In the following example from the problem-diagnosis archetype, the AWB warns:
Warning (WCACA): attribute items in object node at /data/items[at0.35]/items cardinality 1..* same as in reference model.

CLUSTER[at0.35] occurrences matches {0..1} matches { – Diagnostic criteria
items cardinality matches {1..*; unordered} matches {

However, how can this be fixed?
The reference model states "ordered" as default in this case, and the creator of the archetype wanted it unordered for some reason.
Possible syntax could be (not currently legal):

  • items cardinality matches {unordered} or

  • items cardinality matches {; unordered}

Making a list unordered is relaxing a constraint in Thomas' and also my opinion, and should be illegal; and in any case, if the intention is for the list to be 'unordered', then any order that exists is by definition ok. The problem might be in GUI processing if some layer of software wanted to read the archetype and determine whether to impose ordering or not.

Now, if there were places in the RM where 'unordered' was the default, it should be legal to narrow this to 'ordered', and the parser would need a way to deal with this.

So the questions are:

  • should the RM have ordered as a default?

  • what should the ADL look like for doing unordered -> ordered?

  • what should the AOM look like for the above constraint?

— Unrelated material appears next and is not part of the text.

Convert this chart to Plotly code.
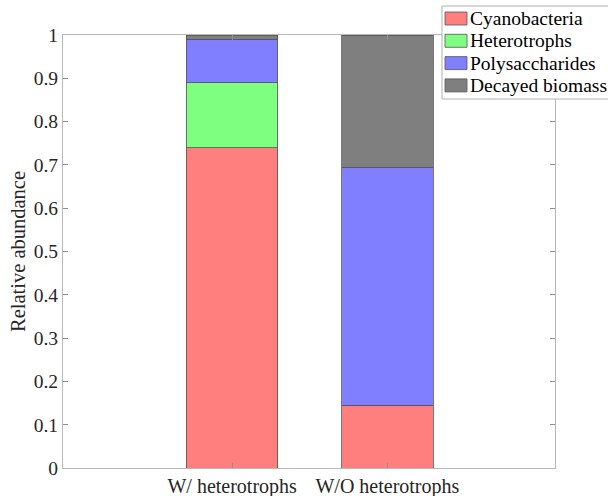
import plotly.graph_objects as go

categories = ["W/ heterotrophs", "W/O heterotrophs"]
positions = [2, 3]
series_names = ["Cyanobacteria", "Heterotrophs", "Polysaccharides", "Decayed biomass"]
cyanobacteria = [0.74, 0.145]
heterotrophs = [0.15, 0.0]
polysaccharides = [0.10, 0.55]
decayed = [0.01, 0.305]
colors = ["#FF7F7F", "#7FFF7F", "#7F7FFF", "#7F7F7F"]
y_ticks = [0, 0.1, 0.2, 0.3, 0.4, 0.5, 0.6, 0.7, 0.8, 0.9, 1]
y_tick_labels = ["0", "0.1", "0.2", "0.3", "0.4", "0.5", "0.6", "0.7", "0.8", "0.9", "1"]

# plot area at x 63..555, y 35..468 in the 608x496 window (body margin removed below)
W, H = 608, 496
ML, MR, MT, MB = 63, 53, 35, 28
PW, PH = W - ML - MR, H - MT - MB

def px(xw):  # window px -> paper x
    return (xw - ML) / PW

def py(yw):  # window px -> paper y
    return ((MT + PH) - yw) / PH

font_family = "Liberation Serif, Times New Roman, serif"

fig = go.Figure()
for name, vals, col in zip(series_names, [cyanobacteria, heterotrophs, polysaccharides, decayed], colors):
    fig.add_trace(go.Bar(
        x=positions, y=vals, name=name, width=0.59,
        marker=dict(color=col, line=dict(color="#555555", width=0.8)),
        showlegend=False,
    ))

# legend (MATLAB style box partially outside the figure)
shapes = [dict(type="rect", xref="paper", yref="paper",
               x0=px(442), x1=px(640), y0=py(99), y1=py(6),
               fillcolor="white", line=dict(color="#b0b0b0", width=1), layer="above")]
annotations = []
for i, (name, col) in enumerate(zip(series_names, colors)):
    top = 12 + 22.3 * i
    shapes.append(dict(type="rect", xref="paper", yref="paper",
                       x0=px(445), x1=px(467), y0=py(top + 13), y1=py(top),
                       fillcolor=col, line=dict(color="#555555", width=0.8), layer="above"))
    annotations.append(dict(xref="paper", yref="paper", x=px(467.5), y=py(top + 6.5),
                            xanchor="left", yanchor="middle", showarrow=False,
                            text=name, font=dict(family=font_family, size=19.5, color="#000000")))

fig.update_layout(
    barmode="stack",
    width=W, height=H,
    margin=dict(l=ML, r=MR, t=MT, b=MB, autoexpand=False),
    paper_bgcolor="white", plot_bgcolor="white",
    font=dict(family=font_family, size=20, color="#262626"),
    showlegend=False,
    shapes=shapes,
    annotations=annotations,
    xaxis=dict(
        range=[0.91, 4.08],
        tickmode="array", tickvals=positions, ticktext=categories,
        ticks="inside", ticklen=5, tickcolor="#909090",
        showline=True, linecolor="#b8b8b8", linewidth=1, mirror="ticks",
        showgrid=False, zeroline=False,
        tickfont=dict(family=font_family, size=20, color="#262626"),
    ),
    yaxis=dict(
        range=[0, 1],
        tickmode="array", tickvals=y_ticks, ticktext=y_tick_labels,
        ticks="inside", ticklen=5, tickcolor="#909090",
        showline=True, linecolor="#b8b8b8", linewidth=1, mirror="ticks",
        showgrid=False, zeroline=False,
        title=dict(text="Relative abundance", font=dict(family=font_family, size=20.5, color="#262626"), standoff=2),
        tickfont=dict(family=font_family, size=19.5, color="#262626"),
    ),
)

fig.write_html(
    "out.html",
    config={"displayModeBar": False},
    post_script="document.body.style.margin='0';document.body.style.overflow='hidden';"
                "document.documentElement.style.overflow='hidden';",
)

Ian also thinks that the concept of 'ordered' needs a bit of a rethink. He is aware of only a few instances of clinical concepts that MUST be ordered at archetype level, although there are more situations of ordered being applied at template level. Having said that, most archetypes and lists do have a 'natural order' which should not be disturbed if at all possible, as it helps the review and sign-off process and is a sensible start point for UI ordering of elements, terms etc. Therefore, in his opinion, 'ordered ' should not be an RM default but any design-time ordering should be honoured by tools and at run-time unless specifically overriden at run-time or in a template/specialisation and 'ordered' applied.
Heather also argues that a default of unordered makes sense, constraining to ordered when neccessary and that at the moment it is not possible to legally have unordered at all.




(Ian McNicoll) inactive
August 19, 2009, 9:23 AM

It would be interesting to know why the author of Diagnosis wanted Criteria to be unordered. It makes no sense to me clinically or technically but is does perhaps to a lack of clarity of the effect of specifying ordered/unordered on clinical information. My understanding is that that ordered simply specifies that any items in a container must be listed (and therefore) persisted in a particular order. It does not and cannot say anything about how the information is displayed in a UI, although it might be seen as a recommendation.

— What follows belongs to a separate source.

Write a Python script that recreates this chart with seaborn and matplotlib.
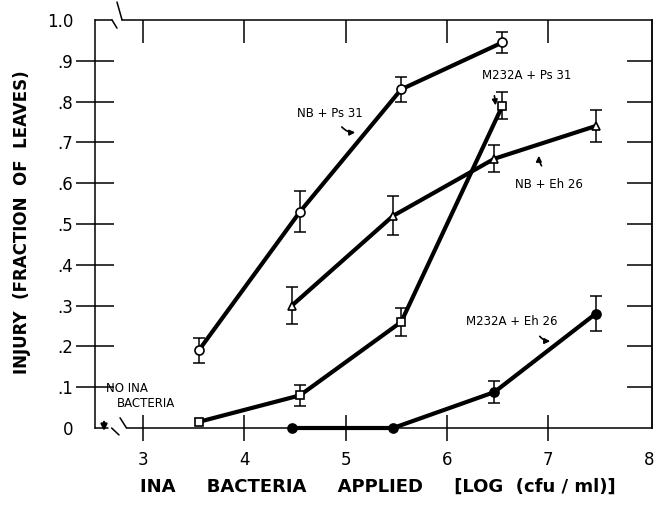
import numpy as np
import pandas as pd
import matplotlib
matplotlib.use("Agg")
import matplotlib.pyplot as plt
import seaborn as sns

# ---- data ----
x_ps31 = [3.55, 4.55, 5.55, 6.55]
x_eh26 = [4.47, 5.47, 6.47, 7.47]
nb_ps31 = [0.19, 0.53, 0.83, 0.945]
nb_ps31_err = [0.03, 0.05, 0.03, 0.025]
m232a_ps31 = [0.015, 0.08, 0.26, 0.79]
m232a_ps31_err = [0.0, 0.025, 0.035, 0.033]
nb_eh26 = [0.30, 0.52, 0.66, 0.74]
nb_eh26_err = [0.045, 0.048, 0.033, 0.04]
m232a_eh26 = [0.0, 0.0, 0.088, 0.28]
m232a_eh26_err = [0.0, 0.0, 0.027, 0.043]
x_ticks = [3, 4, 5, 6, 7, 8]
y_ticks = [0, 0.1, 0.2, 0.3, 0.4, 0.5, 0.6, 0.7, 0.8, 0.9, 1.0]
y_ticklabels = ['0', '.1', '.2', '.3', '.4', '.5', '.6', '.7', '.8', '.9', '1.0']

sns.set_theme(style="white")
plt.rcParams['font.family'] = ['DejaVu Sans']
plt.rcParams['text.color'] = 'black'
plt.rcParams['axes.labelcolor'] = 'black'
plt.rcParams['xtick.color'] = 'black'
plt.rcParams['ytick.color'] = 'black'

fig = plt.figure(figsize=(6.58, 5.14), dpi=100)
ax = fig.add_axes([0.1444, 0.1673, 0.8465, 0.7938])

series = [
    (x_ps31, nb_ps31, nb_ps31_err, 'o', 'white', 6.5),
    (x_ps31, m232a_ps31, m232a_ps31_err, 's', 'white', 5.5),
    (x_eh26, nb_eh26, nb_eh26_err, '^', 'white', 6.0),
    (x_eh26, m232a_eh26, m232a_eh26_err, 'o', 'black', 6.5),
]
for xs, ys, es, mk, fc, ms in series:
    df = pd.DataFrame({'x': xs, 'y': ys})
    sns.lineplot(data=df, x='x', y='y', color='black', lw=3.0, ax=ax,
                 estimator=None, sort=False, clip_on=False, zorder=3)
    xe = [a for a, e in zip(xs, es) if e > 0]
    ye = [b for b, e in zip(ys, es) if e > 0]
    ee = [e for e in es if e > 0]
    ax.errorbar(xe, ye, yerr=ee, fmt='none', ecolor='black', elinewidth=1.1,
                capsize=4.3, capthick=1.1, zorder=4)
    ax.plot(xs, ys, ls='none', marker=mk, ms=ms, mfc=fc, mec='black',
            mew=1.2, zorder=5, clip_on=False)

ax.set_xlim(2.526, 8.027)
ax.set_ylim(0, 1.0)
ax.set_xlabel('')
ax.set_ylabel('')

for s in ['top', 'bottom']:
    ax.spines[s].set_visible(False)
for s in ['left', 'right']:
    ax.spines[s].set_visible(True)
    ax.spines[s].set_color('black')
    ax.spines[s].set_linewidth(1.1)

ax.set_yticks(y_ticks)
ax.set_yticklabels(y_ticklabels, fontsize=12)
ax.tick_params(axis='y', direction='inout', length=27, width=1.1,
               left=True, right=False, pad=2, colors='black')
yt = ax.yaxis.get_major_ticks()
yt[0].tick1line.set_visible(False)
yt[-1].tick1line.set_visible(False)

ax.set_xticks(x_ticks)
ax.set_xticklabels([str(t) for t in x_ticks], fontsize=12)
ax.tick_params(axis='x', direction='inout', length=19, width=1.1,
               bottom=True, top=False, pad=7, colors='black')
ax.xaxis.get_major_ticks()[-1].tick1line.set_visible(False)

sec_r = ax.secondary_yaxis('right')
sec_r.set_yticks(y_ticks[1:-1])
sec_r.set_yticklabels([])
sec_r.tick_params(direction='in', length=18, width=1.1, colors='black')
sec_r.spines['right'].set_linewidth(1.1)

sec_t = ax.secondary_xaxis('top')
sec_t.set_xticks(x_ticks[:-1])
sec_t.set_xticklabels([])
sec_t.tick_params(direction='in', length=16.5, width=1.1, colors='black')
sec_t.spines['top'].set_visible(False)

# custom broken top and bottom axis lines
kw = dict(color='black', lw=1.1, clip_on=False, zorder=2)
ax.plot([2.526, 2.694], [1.0, 1.0], **kw)
ax.plot([2.694, 2.743], [1.0, 0.980], **kw)
ax.plot([2.743, 2.793], [1.044, 1.0], **kw)
ax.plot([2.793, 8.027], [1.0, 1.0], **kw)
ax.plot([2.526, 2.65], [0, 0], **kw)
ax.plot([2.69, 2.763], [0.0, -0.017], **kw)
ax.plot([2.773, 2.837], [0.025, 0.0], **kw)
ax.plot([2.837, 8.027], [0, 0], **kw)
ax.annotate('', xy=(2.615, -0.014), xytext=(2.615, 0.022),
            arrowprops=dict(arrowstyle='-|>', lw=1.6, color='black',
                            mutation_scale=9), annotation_clip=False)

# annotations
tkw = dict(fontsize=8.5, color='black', ha='center', va='center')
akw = dict(arrowstyle='-|>', lw=1.2, color='black', mutation_scale=8)
ax.text(4.847, 0.772, 'NB + Ps 31', **tkw)
ax.annotate('', xy=(5.123, 0.725), xytext=(4.946, 0.743),
            arrowprops=dict(connectionstyle='arc3,rad=0.3', **akw))
ax.text(6.793, 0.863, 'M232A + Ps 31', **tkw)
ax.annotate('', xy=(6.486, 0.784), xytext=(6.467, 0.821),
            arrowprops=dict(connectionstyle='arc3,rad=0.0', **akw))
ax.text(7.01, 0.596, 'NB + Eh 26', **tkw)
ax.annotate('', xy=(6.911, 0.674), xytext=(6.951, 0.637),
            arrowprops=dict(connectionstyle='arc3,rad=-0.2', **akw))
ax.text(6.644, 0.262, 'M232A + Eh 26', **tkw)
ax.annotate('', xy=(7.049, 0.213), xytext=(6.901, 0.230),
            arrowprops=dict(connectionstyle='arc3,rad=0.3', **akw))
ax.text(2.635, 0.098, 'NO INA', fontsize=8.5, ha='left', va='center')
ax.text(2.743, 0.061, 'BACTERIA', fontsize=8.5, ha='left', va='center')

fig.text(378 / 658, 1 - 487 / 514,
         'INA     BACTERIA     APPLIED     [LOG  (cfu / ml)]',
         fontsize=13, fontweight='bold', ha='center', va='center')
fig.text(22 / 658, 1 - 222 / 514, 'INJURY  (FRACTION  OF  LEAVES)',
         fontsize=12, fontweight='bold', ha='center', va='center',
         rotation=90)

fig.savefig('out.png', dpi=100)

'Unordered' does make more sense as a default, but only if we can assume that the designed order acts as the default order for storage and retrieval of a list, unless otherwise specified. This would leave us free to apply 'ordered' to those situations where order is critically important, 'ordered' acting both as am attribute which enforces ordered storage but also as a sort of UI / clinical knowledge directive, to implementers that any UI should enforce the same order.